**Given task:** Retype, please, the listing from its opening line through the line that contains "const ROW = 0.41;", both included, without the pictures.

**Data shown:**
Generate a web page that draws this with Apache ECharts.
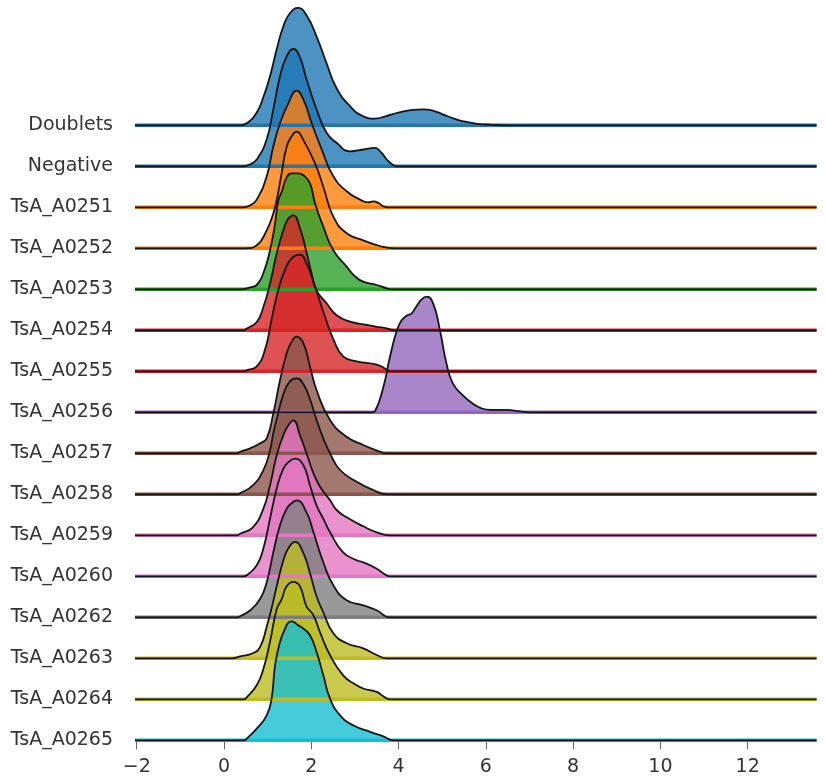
<!DOCTYPE html>
<html><head><meta charset="utf-8">
<script src="https://cdn.jsdelivr.net/npm/echarts@6/dist/echarts.min.js"></script>
<style>html,body{margin:0;padding:0;background:#fff}#c{width:825px;height:784px}</style>
</head><body><div id="c"></div>
<script>
// Row labels, top to bottom
const categories = ['Doublets','Negative','TsA_A0251','TsA_A0252','TsA_A0253','TsA_A0254','TsA_A0255','TsA_A0256',
  'TsA_A0257','TsA_A0258','TsA_A0259','TsA_A0260','TsA_A0262','TsA_A0263','TsA_A0264','TsA_A0265'];
const rowColors = ['#1f77b4','#1f77b4','#ff7f0e','#ff7f0e','#2ca02c','#d62728','#d62728','#9467bd',
  '#8c564b','#8c564b','#e377c2','#e377c2','#7f7f7f','#bcbd22','#bcbd22','#17becf'];
const X_MIN = -2.04, X_MAX = 13.58;
const xTicks = [-2, 0, 2, 4, 6, 8, 10, 12];
const ROW = 0.41; // vertical spacing between ridges, density units

// density curves as [x, density]
const doublets = [[0.37,0],[0.52,0.02],[0.75,0.127],[0.9,0.28],[1.054,0.49],[1.207,0.76],[1.36,0.99],[1.51,1.12],[1.70,1.174],[1.89,1.10],[2.12,0.89],[2.35,0.62],[2.58,0.37],[2.89,0.19],[3.19,0.09],[3.46,0.067],[3.70,0.09],[3.96,0.123],[4.25,0.15],[4.57,0.16],[4.8,0.145],[5.03,0.107],[5.25,0.07],[5.48,0.04],[5.8,0.015],[6.1,0.006],[6.5,0]];
const negative = [[0.44,0],[0.6,0.02],[0.75,0.068],[0.978,0.27],[1.13,0.57],[1.283,0.90],[1.436,1.10],[1.59,1.175],[1.74,1.09],[1.89,0.87],[2.12,0.57],[2.35,0.335],[2.58,0.235],[2.89,0.15],[3.19,0.168],[3.46,0.185],[3.6,0.14],[3.73,0.068],[3.85,0.02],[3.96,0]];
const a0251 = [[0.44,0],[0.6,0.02],[0.75,0.077],[0.978,0.31],[1.13,0.61],[1.283,0.84],[1.474,1.04],[1.665,1.167],[1.82,1.077],[2.01,0.84],[2.24,0.577],[2.505,0.31],[2.81,0.16],[3.116,0.077],[3.3,0.05],[3.42,0.06],[3.55,0.04],[3.65,0.01],[3.75,0]];
const a0252 = [[0.5,0],[0.75,0.03],[0.978,0.18],[1.13,0.35],[1.207,0.48],[1.32,0.75],[1.436,1.016],[1.55,1.12],[1.665,1.166],[1.82,1.08],[2.085,0.85],[2.275,0.616],[2.505,0.316],[2.81,0.15],[3.19,0.08],[3.57,0.023],[3.88,0]];
const a0253 = [[0.37,0],[0.6,0.02],[0.75,0.043],[0.90,0.16],[1.054,0.39],[1.17,0.66],[1.245,0.89],[1.32,0.97],[1.436,1.12],[1.55,1.16],[1.7,1.16],[1.82,1.14],[1.97,1.06],[2.085,0.86],[2.275,0.626],[2.505,0.39],[2.81,0.226],[3.0,0.13],[3.19,0.076],[3.5,0.043],[3.73,0.01],[3.85,0]];
const a0254 = [[0.45,0],[0.52,0.017],[0.75,0.083],[0.90,0.23],[1.054,0.467],[1.207,0.767],[1.36,1.0],[1.474,1.117],[1.59,1.15],[1.74,1.02],[1.89,0.78],[2.0,0.58],[2.12,0.40],[2.35,0.27],[2.58,0.15],[2.89,0.086],[3.27,0.053],[3.5,0.035],[3.73,0.02],[3.88,0]];
const a0255 = [[0.45,0],[0.52,0.01],[0.75,0.05],[0.94,0.217],[1.09,0.517],[1.245,0.817],[1.40,1.017],[1.55,1.13],[1.74,1.167],[1.89,1.08],[2.085,0.85],[2.31,0.55],[2.51,0.317],[2.73,0.15],[3.04,0.10],[3.5,0.067],[3.73,0.017],[3.8,0]];
const a0256 = [[3.40,0],[3.46,0.01],[3.65,0.25],[3.80,0.55],[3.96,0.817],[4.07,0.92],[4.19,0.967],[4.30,0.99],[4.41,1.06],[4.53,1.13],[4.645,1.157],[4.80,1.08],[4.95,0.817],[5.10,0.484],[5.25,0.284],[5.48,0.167],[5.71,0.084],[5.9,0.04],[6.10,0.024],[6.3,0.024],[6.48,0.024],[6.78,0.01],[7.0,0]];
const a0257 = [[0.3,0],[0.367,0.015],[0.6,0.05],[0.83,0.10],[0.978,0.15],[1.13,0.40],[1.283,0.73],[1.436,1.0],[1.55,1.117],[1.665,1.166],[1.82,1.10],[1.97,0.867],[2.12,0.633],[2.43,0.333],[2.81,0.166],[3.19,0.083],[3.57,0.017],[3.7,0]];
const a0258 = [[0.3,0],[0.367,0.01],[0.66,0.09],[0.90,0.24],[1.054,0.44],[1.13,0.61],[1.207,0.75],[1.36,1.0],[1.51,1.13],[1.665,1.16],[1.82,1.10],[1.97,0.95],[2.12,0.743],[2.275,0.56],[2.43,0.41],[2.66,0.243],[3.04,0.126],[3.42,0.043],[3.73,0]];
const a0259 = [[0.3,0],[0.367,0.015],[0.66,0.08],[0.90,0.265],[1.054,0.50],[1.207,0.80],[1.36,1.0],[1.474,1.10],[1.59,1.15],[1.74,1.0],[1.89,0.82],[2.05,0.62],[2.2,0.486],[2.43,0.35],[2.58,0.253],[2.81,0.18],[3.19,0.09],[3.5,0.03],[3.8,0]];
const a0260 = [[0.45,0],[0.52,0.01],[0.75,0.11],[0.90,0.276],[1.054,0.576],[1.207,0.876],[1.36,1.076],[1.5,1.15],[1.627,1.176],[1.82,1.11],[1.97,0.91],[2.12,0.71],[2.275,0.576],[2.43,0.44],[2.73,0.24],[3.04,0.16],[3.19,0.14],[3.5,0.076],[3.65,0.03],[3.80,0]];
const a0262 = [[0.3,0],[0.367,0.01],[0.6,0.07],[0.83,0.186],[0.978,0.35],[1.13,0.65],[1.283,0.92],[1.436,1.086],[1.55,1.14],[1.665,1.17],[1.89,1.05],[2.05,0.85],[2.275,0.55],[2.505,0.32],[2.81,0.17],[3.19,0.12],[3.5,0.07],[3.80,0]];
const a0263 = [[0.2,0],[0.367,0.02],[0.66,0.05],[0.83,0.116],[0.978,0.316],[1.09,0.50],[1.207,0.72],[1.36,0.98],[1.474,1.10],[1.627,1.164],[1.82,1.05],[1.97,0.85],[2.12,0.62],[2.275,0.46],[2.505,0.25],[2.81,0.15],[3.19,0.10],[3.5,0.033],[3.73,0]];
const a0264 = [[0.45,0],[0.52,0.02],[0.749,0.14],[0.90,0.30],[1.054,0.575],[1.207,0.90],[1.32,1.0],[1.436,1.13],[1.59,1.175],[1.74,1.13],[1.89,0.93],[2.05,0.84],[2.2,0.67],[2.43,0.44],[2.73,0.24],[3.0,0.15],[3.19,0.108],[3.5,0.075],[3.65,0.03],[3.8,0]];
const a0265 = [[0.45,0],[0.52,0.017],[0.749,0.117],[0.978,0.25],[1.09,0.417],[1.17,0.75],[1.283,0.984],[1.40,1.117],[1.474,1.177],[1.55,1.19],[1.7,1.15],[1.82,1.117],[1.97,1.05],[2.12,0.884],[2.275,0.65],[2.43,0.417],[2.66,0.25],[2.96,0.15],[3.35,0.084],[3.65,0.04],[3.88,0]];

const curves = [doublets, negative, a0251, a0252, a0253, a0254, a0255, a0256,
  a0257, a0258, a0259, a0260, a0262, a0263, a0264, a0265];

const n = categories.length;
const offsets = categories.map((_, i) => (n - 1 - i) * ROW);
const series = [];
categories.forEach((name, i) => {
  const off = offsets[i];
  const col = rowColors[i];
  const pts = [[X_MIN, 0]].concat(curves[i], [[X_MAX, 0]]).map(p => [p[0], p[1] + off]);
  series.push({
    type: 'line', data: [[X_MIN, off], [X_MAX, off]], symbol: 'none', silent: true, clip: false,
    lineStyle: { color: col, width: 3.5 }, animation: false
  });
  series.push({
    type: 'line', name: name, data: pts, smooth: 0.5, symbol: 'none', clip: false,
    lineStyle: { color: '#151515', width: 1.8, join: 'round' },
    areaStyle: { color: col, opacity: 0.8, origin: off }, animation: false
  });
});

const chart = echarts.init(document.getElementById('c'), null, { renderer: 'canvas' });
chart.setOption({
  animation: false,
  grid: { left: 135, right: 8.4, top: 0.3, bottom: 43.7, containLabel: false },
  xAxis: {
    type: 'value', min: X_MIN, max: X_MAX, offset: 2,
    axisLine: { show: false }, splitLine: { show: false },
    axisTick: { show: true, customValues: xTicks, length: 9, lineStyle: { color: '#666', width: 1 } },
    axisLabel: { customValues: xTicks, margin: 15, fontSize: 19, fontFamily: 'DejaVu Sans', color: '#333',
      formatter: v => (v < 0 ? '\u2212' + Math.abs(v) : String(v)) }
  },
  yAxis: {
    type: 'value', min: 0, max: 7.4,
    axisLine: { show: false }, splitLine: { show: false }, axisTick: { show: false },
    axisLabel: { customValues: offsets, margin: 22, fontSize: 19, fontFamily: 'DejaVu Sans', color: '#333',
      formatter: v => categories[n - 1 - Math.round(v / ROW)] }
  },
  series: series
});
</script></body></html>
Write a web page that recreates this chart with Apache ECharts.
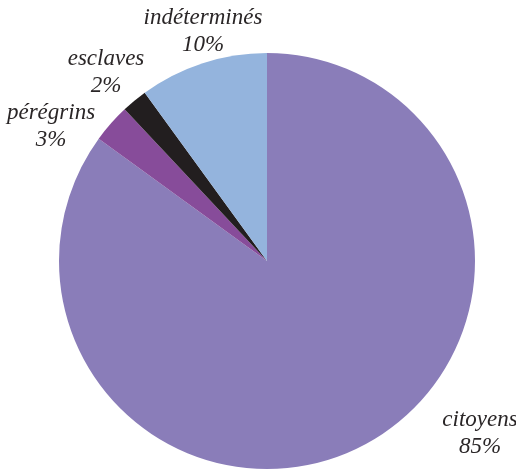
<!DOCTYPE html>
<html>
<head>
<meta charset="utf-8">
<script src="https://cdn.jsdelivr.net/npm/echarts@6/dist/echarts.min.js"></script>
<style>html,body{margin:0;padding:0;background:#fff}#c{width:516px;height:469px}</style>
</head>
<body>
<div id="c"></div>
<script>
const categories = ['citoyens', 'pérégrins', 'esclaves', 'indéterminés'];
const values = [85, 3, 2, 10];
const colors = ['#8A7DB9', '#874C9A', '#221E1F', '#94B4DD'];
// label anchor positions (centre of the two-line label)
const labelPos = [[480, 433], [51, 126], [106, 72], [203, 31]];

const chart = echarts.init(document.getElementById('c'), null, {renderer: 'canvas'});
chart.setOption({
  animation: false,
  backgroundColor: '#fff',
  series: [{
    type: 'pie',
    left: 0, right: 0, top: 0, bottom: 0,
    center: [267, 261],
    radius: 208,
    startAngle: 90,
    clockwise: true,
    avoidLabelOverlap: false,
    data: categories.map((n, i) => ({
      name: n, value: values[i],
      itemStyle: {color: colors[i]}
    })),
    itemStyle: {borderWidth: 0},
    label: {
      show: true,
      position: 'outside',
      formatter: '{b}\n{d}%',
      fontFamily: '"Liberation Serif", serif',
      fontStyle: 'italic',
      fontWeight: 'normal',
      fontSize: 23,
      lineHeight: 27,
      color: '#2a2627',
      align: 'center',
      overflow: 'none',
      width: 200
    },
    labelLine: {show: false},
    labelLayout: function (p) {
      const pos = labelPos[p.dataIndex];
      return {x: pos[0], y: pos[1], align: 'center', verticalAlign: 'middle'};
    }
  }]
});
</script>
</body>
</html>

**Response to this task:**
Generate a web page that draws this with Apache ECharts.
<!DOCTYPE html>
<html><head><meta charset="utf-8">
<script src="https://cdn.jsdelivr.net/npm/echarts@6/dist/echarts.min.js"></script>
<style>html,body{margin:0;padding:0;background:#fff}#c{width:825px;height:784px}</style>
</head><body><div id="c"></div>
<script>
// Row labels, top to bottom
const categories = ['Doublets','Negative','TsA_A0251','TsA_A0252','TsA_A0253','TsA_A0254','TsA_A0255','TsA_A0256',
  'TsA_A0257','TsA_A0258','TsA_A0259','TsA_A0260','TsA_A0262','TsA_A0263','TsA_A0264','TsA_A0265'];
const rowColors = ['#1f77b4','#1f77b4','#ff7f0e','#ff7f0e','#2ca02c','#d62728','#d62728','#9467bd',
  '#8c564b','#8c564b','#e377c2','#e377c2','#7f7f7f','#bcbd22','#bcbd22','#17becf'];
const X_MIN = -2.04, X_MAX = 13.58;
const xTicks = [-2, 0, 2, 4, 6, 8, 10, 12];
const ROW = 0.41; // vertical spacing between ridges, density units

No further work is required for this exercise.